§ Task directions
Search the data for the string "that" and gather each line it is in.

§ Plotting code records
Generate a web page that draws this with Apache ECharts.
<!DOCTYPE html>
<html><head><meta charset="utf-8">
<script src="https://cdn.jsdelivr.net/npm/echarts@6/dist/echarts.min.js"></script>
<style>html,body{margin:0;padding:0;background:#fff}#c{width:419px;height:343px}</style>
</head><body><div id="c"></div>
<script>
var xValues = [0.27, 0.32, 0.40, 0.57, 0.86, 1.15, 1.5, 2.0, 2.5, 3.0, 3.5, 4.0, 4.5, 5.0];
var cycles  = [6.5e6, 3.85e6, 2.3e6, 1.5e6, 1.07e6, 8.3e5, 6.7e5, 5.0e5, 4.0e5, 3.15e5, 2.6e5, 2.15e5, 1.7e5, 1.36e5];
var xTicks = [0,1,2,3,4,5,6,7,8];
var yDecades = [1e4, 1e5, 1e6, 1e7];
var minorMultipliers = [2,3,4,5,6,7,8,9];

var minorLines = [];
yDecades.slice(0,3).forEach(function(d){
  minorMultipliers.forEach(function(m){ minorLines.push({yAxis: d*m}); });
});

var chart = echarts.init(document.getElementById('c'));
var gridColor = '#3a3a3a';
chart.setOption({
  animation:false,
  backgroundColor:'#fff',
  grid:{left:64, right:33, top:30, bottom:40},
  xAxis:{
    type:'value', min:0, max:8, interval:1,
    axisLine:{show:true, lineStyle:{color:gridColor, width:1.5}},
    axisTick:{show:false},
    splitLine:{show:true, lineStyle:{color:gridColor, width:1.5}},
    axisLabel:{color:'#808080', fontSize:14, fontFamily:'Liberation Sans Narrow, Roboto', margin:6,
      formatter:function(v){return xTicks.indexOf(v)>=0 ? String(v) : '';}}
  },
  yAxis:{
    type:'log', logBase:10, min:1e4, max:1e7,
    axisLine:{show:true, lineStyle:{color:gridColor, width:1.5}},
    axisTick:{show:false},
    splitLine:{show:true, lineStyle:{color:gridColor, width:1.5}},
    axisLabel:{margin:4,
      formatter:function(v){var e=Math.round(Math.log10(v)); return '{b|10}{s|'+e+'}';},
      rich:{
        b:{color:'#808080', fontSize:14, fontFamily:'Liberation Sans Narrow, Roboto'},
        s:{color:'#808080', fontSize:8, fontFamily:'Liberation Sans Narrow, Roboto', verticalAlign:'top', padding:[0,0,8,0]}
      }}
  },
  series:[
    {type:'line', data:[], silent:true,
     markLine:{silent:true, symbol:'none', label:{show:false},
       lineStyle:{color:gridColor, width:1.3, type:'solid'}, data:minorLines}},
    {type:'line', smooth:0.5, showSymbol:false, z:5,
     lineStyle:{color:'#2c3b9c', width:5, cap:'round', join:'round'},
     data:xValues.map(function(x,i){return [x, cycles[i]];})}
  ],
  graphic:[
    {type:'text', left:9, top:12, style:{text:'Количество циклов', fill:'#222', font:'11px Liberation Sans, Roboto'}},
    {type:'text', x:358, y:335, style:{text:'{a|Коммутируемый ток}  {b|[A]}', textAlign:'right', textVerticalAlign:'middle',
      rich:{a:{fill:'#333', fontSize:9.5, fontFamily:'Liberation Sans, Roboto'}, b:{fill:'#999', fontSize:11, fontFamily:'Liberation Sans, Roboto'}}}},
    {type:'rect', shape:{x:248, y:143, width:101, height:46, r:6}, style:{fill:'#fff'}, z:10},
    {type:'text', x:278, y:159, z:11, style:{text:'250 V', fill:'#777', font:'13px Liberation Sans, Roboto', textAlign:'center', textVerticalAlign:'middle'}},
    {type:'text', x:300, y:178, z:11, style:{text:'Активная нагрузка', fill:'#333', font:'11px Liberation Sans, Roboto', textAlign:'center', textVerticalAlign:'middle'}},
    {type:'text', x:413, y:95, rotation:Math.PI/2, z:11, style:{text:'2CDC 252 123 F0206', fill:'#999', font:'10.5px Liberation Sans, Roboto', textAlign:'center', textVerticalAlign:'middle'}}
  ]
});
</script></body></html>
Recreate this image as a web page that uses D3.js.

§ Reply
Generate a web page that draws this with Apache ECharts.
Recreate this image as a web page that uses D3.js.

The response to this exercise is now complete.